Courthouse tours featured in ALL-IN Block Party June 25

ALBION — It isn’t just a building. Not just a sum of the brick, motor, wood and glass used in its construction.

The Noble County Courthouse is a living, breathing piece of ongoing history.

During the Noble County All-IN Block Party on June 25, spectators will have three opportunities for special tours of the building that has been placed on the National Register of Historic Places.

The tours will be given by Noble County Circuit Court Judge G. David Laur and Noble County Clerk Shelley Mawhorter at 11 a.m., 12:30 p.m. and 2 p.m. the day of the block party.

Both are passionate about the courthouse.

“I have lawyers that come from all over the state with high praise,” Laur said. “Our County Commissioners over the years have done a great job of maintaining it.”

Laur’s Circuit Court, in particular, has been restored through his efforts into its past glory. But the courts have managed to update to the latest technology without losing the historical feel of the building.

According to information on the website,

“Noble County was organized in 1836 by an act of the Legislature and the appointed Commissioners originally chose Sparta as the county seat, though no county buildings were ever erected there. Residents objected to the erection of buildings so far from the center of the county and the Commissioners then agreed on a new location, Augusta, a point two miles west of Albion. A Courthouse and jail were built at that location in 1837 and in 1843 the courthouse was accidentally destroyed by fire.

“In 1844, Commissioners relocated the seat of justice to Port Mitchell and a temporary building was erected for a courthouse. Soon after, however, the Legislature passed an act which provided for an election in 1846 to choose a county seat. In June 1846, Albion (then known as the “Center”) was chosen and a frame courthouse was built on this site in 1847 by Samuel T. Clyner for the sum of $4,045. It resembled a courthouse in Sunbury, Pennsylvania. The courthouse was again destroyed by fire on Jan. 25, 1859, and arson was suspected.

The second courthouse on this site was built by George Harvey in 1861 at a cost of $11,000. The building soon became too small and it was decided to build a larger building on this site.

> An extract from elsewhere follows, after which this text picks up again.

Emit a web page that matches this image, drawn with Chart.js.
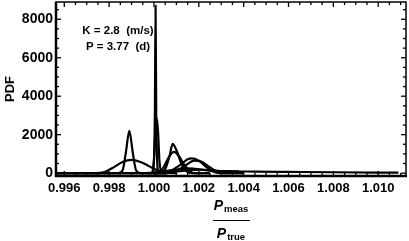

“In the fall of 1887 it was demolished and construction soon began on the current courthouse.

“Architect Edward O. Fallis designed the Romanesque structure for the cost of $114,062.41. The cornerstone was laid on May 29, 1888 and it was dedicated on Oct. 15, 1889, a remarkable construction achievement.”

With court cases taking place nearly every day on the third floor of the building, the old building continues to make its historical mark, Mawhorter said.

“Everything that happens on the third floor has the capability of making history,” she said. “It’s on the historic registry. I love this building. I love the circuit court room.”

Mawhorter said her goal is that people who take part in the tours will leave with an appreciation of the architecture and ongoing historical significance of the building.